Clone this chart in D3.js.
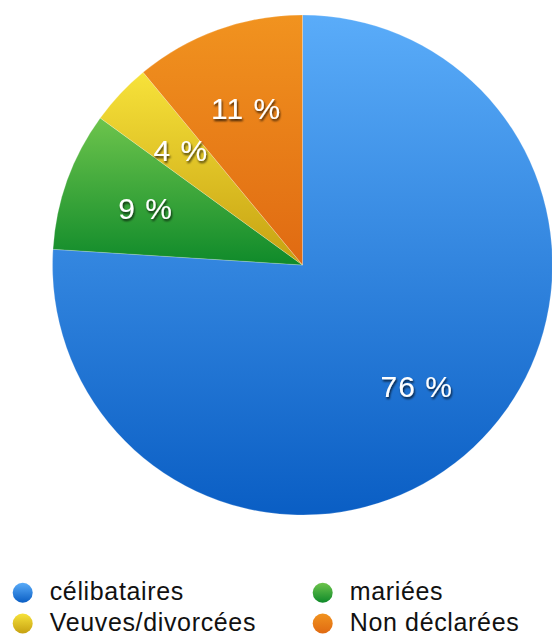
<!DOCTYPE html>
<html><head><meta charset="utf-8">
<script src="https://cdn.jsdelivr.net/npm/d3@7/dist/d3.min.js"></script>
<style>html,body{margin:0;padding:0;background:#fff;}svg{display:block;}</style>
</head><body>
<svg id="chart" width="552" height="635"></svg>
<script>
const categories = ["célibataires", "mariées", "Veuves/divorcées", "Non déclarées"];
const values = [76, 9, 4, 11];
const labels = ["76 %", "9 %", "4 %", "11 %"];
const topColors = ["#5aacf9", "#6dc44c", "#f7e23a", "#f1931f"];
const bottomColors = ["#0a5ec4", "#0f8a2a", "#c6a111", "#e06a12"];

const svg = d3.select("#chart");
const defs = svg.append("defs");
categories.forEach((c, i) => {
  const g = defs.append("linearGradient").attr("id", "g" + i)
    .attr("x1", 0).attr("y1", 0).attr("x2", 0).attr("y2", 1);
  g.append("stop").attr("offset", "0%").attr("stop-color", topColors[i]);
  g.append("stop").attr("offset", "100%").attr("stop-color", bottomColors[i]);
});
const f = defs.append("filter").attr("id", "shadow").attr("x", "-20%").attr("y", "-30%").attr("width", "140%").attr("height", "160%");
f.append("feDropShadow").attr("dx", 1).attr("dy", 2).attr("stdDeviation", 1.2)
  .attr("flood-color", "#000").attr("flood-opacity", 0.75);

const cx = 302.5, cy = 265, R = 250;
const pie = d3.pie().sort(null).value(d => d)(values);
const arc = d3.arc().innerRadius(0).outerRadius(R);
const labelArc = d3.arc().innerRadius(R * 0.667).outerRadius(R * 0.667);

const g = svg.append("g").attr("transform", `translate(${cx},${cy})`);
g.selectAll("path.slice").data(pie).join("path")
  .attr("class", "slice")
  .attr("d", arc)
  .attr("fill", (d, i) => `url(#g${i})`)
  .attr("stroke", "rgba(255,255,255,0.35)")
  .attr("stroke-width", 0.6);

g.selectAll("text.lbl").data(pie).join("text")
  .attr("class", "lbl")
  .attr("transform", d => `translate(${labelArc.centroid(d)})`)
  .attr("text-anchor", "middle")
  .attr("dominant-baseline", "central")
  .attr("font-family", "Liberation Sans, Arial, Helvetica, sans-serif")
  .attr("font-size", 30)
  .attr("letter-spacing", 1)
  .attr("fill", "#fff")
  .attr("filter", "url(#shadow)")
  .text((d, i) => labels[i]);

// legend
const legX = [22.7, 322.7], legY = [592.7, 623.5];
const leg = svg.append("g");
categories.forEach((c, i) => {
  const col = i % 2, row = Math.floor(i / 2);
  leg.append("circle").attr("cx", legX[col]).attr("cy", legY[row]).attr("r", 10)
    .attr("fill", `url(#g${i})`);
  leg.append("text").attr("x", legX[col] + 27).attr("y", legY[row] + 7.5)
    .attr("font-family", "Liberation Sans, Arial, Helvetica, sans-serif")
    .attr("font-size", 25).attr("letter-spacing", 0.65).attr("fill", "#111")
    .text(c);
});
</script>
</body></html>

- - - - -

What the task asks
From the listing, extract all text exactly as given and drop any picture.

Complete answer
Clone this chart in D3.js.
<!DOCTYPE html>
<html><head><meta charset="utf-8">
<script src="https://cdn.jsdelivr.net/npm/d3@7/dist/d3.min.js"></script>
<style>html,body{margin:0;padding:0;background:#fff;}svg{display:block;}</style>
</head><body>
<svg id="chart" width="552" height="635"></svg>
<script>
const categories = ["célibataires", "mariées", "Veuves/divorcées", "Non déclarées"];
const values = [76, 9, 4, 11];
const labels = ["76 %", "9 %", "4 %", "11 %"];
const topColors = ["#5aacf9", "#6dc44c", "#f7e23a", "#f1931f"];
const bottomColors = ["#0a5ec4", "#0f8a2a", "#c6a111", "#e06a12"];

const svg = d3.select("#chart");
const defs = svg.append("defs");
categories.forEach((c, i) => {
  const g = defs.append("linearGradient").attr("id", "g" + i)
    .attr("x1", 0).attr("y1", 0).attr("x2", 0).attr("y2", 1);
  g.append("stop").attr("offset", "0%").attr("stop-color", topColors[i]);
  g.append("stop").attr("offset", "100%").attr("stop-color", bottomColors[i]);
});
const f = defs.append("filter").attr("id", "shadow").attr("x", "-20%").attr("y", "-30%").attr("width", "140%").attr("height", "160%");
f.append("feDropShadow").attr("dx", 1).attr("dy", 2).attr("stdDeviation", 1.2)
  .attr("flood-color", "#000").attr("flood-opacity", 0.75);

const cx = 302.5, cy = 265, R = 250;
const pie = d3.pie().sort(null).value(d => d)(values);
const arc = d3.arc().innerRadius(0).outerRadius(R);
const labelArc = d3.arc().innerRadius(R * 0.667).outerRadius(R * 0.667);

const g = svg.append("g").attr("transform", `translate(${cx},${cy})`);
g.selectAll("path.slice").data(pie).join("path")
  .attr("class", "slice")
  .attr("d", arc)
  .attr("fill", (d, i) => `url(#g${i})`)
  .attr("stroke", "rgba(255,255,255,0.35)")
  .attr("stroke-width", 0.6);

g.selectAll("text.lbl").data(pie).join("text")
  .attr("class", "lbl")
  .attr("transform", d => `translate(${labelArc.centroid(d)})`)
  .attr("text-anchor", "middle")
  .attr("dominant-baseline", "central")
  .attr("font-family", "Liberation Sans, Arial, Helvetica, sans-serif")
  .attr("font-size", 30)
  .attr("letter-spacing", 1)
  .attr("fill", "#fff")
  .attr("filter", "url(#shadow)")
  .text((d, i) => labels[i]);

// legend
const legX = [22.7, 322.7], legY = [592.7, 623.5];
const leg = svg.append("g");
categories.forEach((c, i) => {
  const col = i % 2, row = Math.floor(i / 2);
  leg.append("circle").attr("cx", legX[col]).attr("cy", legY[row]).attr("r", 10)
    .attr("fill", `url(#g${i})`);
  leg.append("text").attr("x", legX[col] + 27).attr("y", legY[row] + 7.5)
    .attr("font-family", "Liberation Sans, Arial, Helvetica, sans-serif")
    .attr("font-size", 25).attr("letter-spacing", 0.65).attr("fill", "#111")
    .text(c);
});
</script>
</body></html>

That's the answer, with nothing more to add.